Whiston avait de son côté publié un système complet[1] où il s’efforçait d’interpréter les phénomènes conformément aux récits bibliques de la création et du déluge. Whiston était un habile astronome et le propre successeur de Newton dans la chaire de mathématiques de Cambridge. Son opinion était donc faite pour compter dans le monde scientifique. La terre, avant les six jours, n’était qu’une comète, c’est-à-dire un astre inhabitable, errant à travers l’espace, souffrant alternativement de l’excès du froid et du chaud, et dans lequel les matières, tour à tour fondues et glacées, formaient un chaos enveloppé d’épaisses ténèbres : tenebrœ erant super faciem abyssi.

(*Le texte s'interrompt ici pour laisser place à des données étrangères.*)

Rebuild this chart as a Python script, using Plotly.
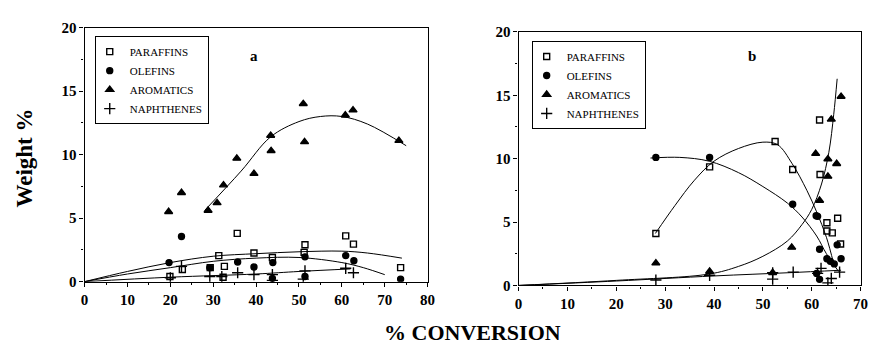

Tout à coup la comète fut changée en planète, c’est-à-dire que son orbite excentrique fut changée en une ellipse presque circulaire ; chaque chose prit alors sa place, les corps s’arrangèrent suivant leur gravité spécifique ; la terre, qui occupait un grand espace à l’état de chaos, se réduisit en un globe de volume médiocre dont le noyau conserva la chaleur que le soleil lui avait communiquée quand elle pouvait s’en approcher sous forme de comète. Ce noyau était un fluide très dense sur lequel s’appuya la croûte terrestre comme du liège sur du vif-argent. Le contact n’était cependant pas direct entre le noyau et l’enveloppe ; entre l’un et l’autre s’était logée une immense quantité d’eau formant le grand abîme. En cet état, la terre était mille fois plus peuplée et plus fertile qu’elle ne l’est aujourd’hui, grâce à l’intensité de sa chaleur propre ; mais cette chaleur, en même temps qu’elle communiquait à la nature une grande puissance de production, alluma les passions des hommes au point de rendre leur destruction nécessaire. Le déluge fut résolu, et la queue d’une comète vint rencontrer notre globe. Par l’effet de l’attraction, les vapeurs aqueuses qui composaient cette queue se précipitèrent aussitôt sur la terre, sous la forme d’une pluie abondante, et ce sont là les cataractes du ciel qui s’ou-

  1. A new Theory of the earth, Londres 1708.